===== Material provided =====

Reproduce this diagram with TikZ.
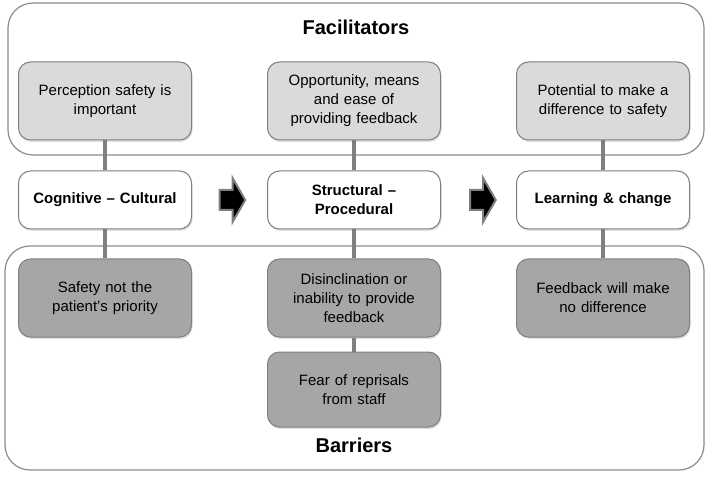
\documentclass[tikz,border=0pt]{standalone}
\usepackage{fontspec}
\setmainfont{Liberation Sans}
\usetikzlibrary{positioning,shapes.arrows,shadows}

\definecolor{linegrey}{HTML}{7F7F7F}
\definecolor{framegrey}{HTML}{8C8C8C}
\definecolor{lightfill}{HTML}{DADADA}
\definecolor{darkfill}{HTML}{A6A6A6}

\tikzset{
  box/.style={draw=linegrey, line width=1pt, rounded corners=12pt,
    minimum width=173pt, text width=160pt, align=center, inner sep=0pt,
    font=\fontsize{15}{19}\selectfont,
    drop shadow={shadow xshift=1pt, shadow yshift=-2pt, opacity=.25}},
  facbox/.style={box, fill=lightfill, minimum height=78pt},
  stagebox/.style={box, fill=white, minimum height=58pt, font=\fontsize{15}{19}\selectfont\bfseries},
  barbox/.style={box, fill=darkfill, minimum height=78pt},
  frame/.style={draw=framegrey, line width=1.2pt, rounded corners=25pt},
  link/.style={draw=linegrey, line width=4pt},
  nextarrow/.style={single arrow, draw=linegrey, line width=2pt, fill=black,
    inner sep=9pt, minimum height=25pt, single arrow head extend=12pt,
    single arrow tip angle=120},
  heading/.style={font=\fontsize{20}{24}\selectfont\bfseries}
}

\begin{document}
\begin{tikzpicture}[x=1pt, y=-1pt, node distance=30pt]
    \useasboundingbox (0,0) rectangle (709,478);

    % frames
    \draw[frame] (8,3) rectangle (704,155);
    \draw[frame] (5,246) rectangle (704,470);
    \node[heading] (fachead) at (356,27) {Facilitators};
    \node[heading] (barhead) at (354,445) {Barriers};

    % stages
    \node[stagebox] at (105,200) (cog) {Cognitive -- Cultural};
    \node[stagebox] at (354,200) (struct) {Structural --\\Procedural};
    \node[stagebox] at (603,200) (learn) {Learning \& change};
    \node[nextarrow] at (229.5,200) (arrA) {};
    \node[nextarrow] at (480,200) (arrB) {};

    % facilitators
    \node[facbox, above=of cog] (facA) {Perception safety is\\important};
    \node[facbox, above=of struct] (facB) {Opportunity, means\\and ease of\\providing feedback};
    \node[facbox, above=of learn] (facC) {Potential to make a\\difference to safety};

    % barriers
    \node[barbox, below=29pt of cog] (barA) {Safety not the\\patient's priority};
    \node[barbox, below=29pt of struct] (barB) {Disinclination or\\inability to provide\\feedback};
    \node[barbox, below=14pt of barB, minimum height=75pt] (barD) {Fear of reprisals\\from staff};
    \node[barbox, below=29pt of learn] (barC) {Feedback will make\\no difference};

    % links
    \draw[link] (facA) -- (cog) -- (barA);
    \draw[link] (facB) -- (struct) -- (barB) -- (barD);
    \draw[link] (facC) -- (learn) -- (barC);
\end{tikzpicture}
\end{document}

=====

# Given task:
Please write out all of the material above without changing a word, and omit any pictures.

# Output:
Reproduce this diagram with TikZ.
\documentclass[tikz,border=0pt]{standalone}
\usepackage{fontspec}
\setmainfont{Liberation Sans}
\usetikzlibrary{positioning,shapes.arrows,shadows}

\definecolor{linegrey}{HTML}{7F7F7F}
\definecolor{framegrey}{HTML}{8C8C8C}
\definecolor{lightfill}{HTML}{DADADA}
\definecolor{darkfill}{HTML}{A6A6A6}

\tikzset{
  box/.style={draw=linegrey, line width=1pt, rounded corners=12pt,
    minimum width=173pt, text width=160pt, align=center, inner sep=0pt,
    font=\fontsize{15}{19}\selectfont,
    drop shadow={shadow xshift=1pt, shadow yshift=-2pt, opacity=.25}},
  facbox/.style={box, fill=lightfill, minimum height=78pt},
  stagebox/.style={box, fill=white, minimum height=58pt, font=\fontsize{15}{19}\selectfont\bfseries},
  barbox/.style={box, fill=darkfill, minimum height=78pt},
  frame/.style={draw=framegrey, line width=1.2pt, rounded corners=25pt},
  link/.style={draw=linegrey, line width=4pt},
  nextarrow/.style={single arrow, draw=linegrey, line width=2pt, fill=black,
    inner sep=9pt, minimum height=25pt, single arrow head extend=12pt,
    single arrow tip angle=120},
  heading/.style={font=\fontsize{20}{24}\selectfont\bfseries}
}

\begin{document}
\begin{tikzpicture}[x=1pt, y=-1pt, node distance=30pt]
    \useasboundingbox (0,0) rectangle (709,478);

    % frames
    \draw[frame] (8,3) rectangle (704,155);
    \draw[frame] (5,246) rectangle (704,470);
    \node[heading] (fachead) at (356,27) {Facilitators};
    \node[heading] (barhead) at (354,445) {Barriers};

    % stages
    \node[stagebox] at (105,200) (cog) {Cognitive -- Cultural};
    \node[stagebox] at (354,200) (struct) {Structural --\\Procedural};
    \node[stagebox] at (603,200) (learn) {Learning \& change};
    \node[nextarrow] at (229.5,200) (arrA) {};
    \node[nextarrow] at (480,200) (arrB) {};

    % facilitators
    \node[facbox, above=of cog] (facA) {Perception safety is\\important};
    \node[facbox, above=of struct] (facB) {Opportunity, means\\and ease of\\providing feedback};
    \node[facbox, above=of learn] (facC) {Potential to make a\\difference to safety};

    % barriers
    \node[barbox, below=29pt of cog] (barA) {Safety not the\\patient's priority};
    \node[barbox, below=29pt of struct] (barB) {Disinclination or\\inability to provide\\feedback};
    \node[barbox, below=14pt of barB, minimum height=75pt] (barD) {Fear of reprisals\\from staff};
    \node[barbox, below=29pt of learn] (barC) {Feedback will make\\no difference};

    % links
    \draw[link] (facA) -- (cog) -- (barA);
    \draw[link] (facB) -- (struct) -- (barB) -- (barD);
    \draw[link] (facC) -- (learn) -- (barC);
\end{tikzpicture}
\end{document}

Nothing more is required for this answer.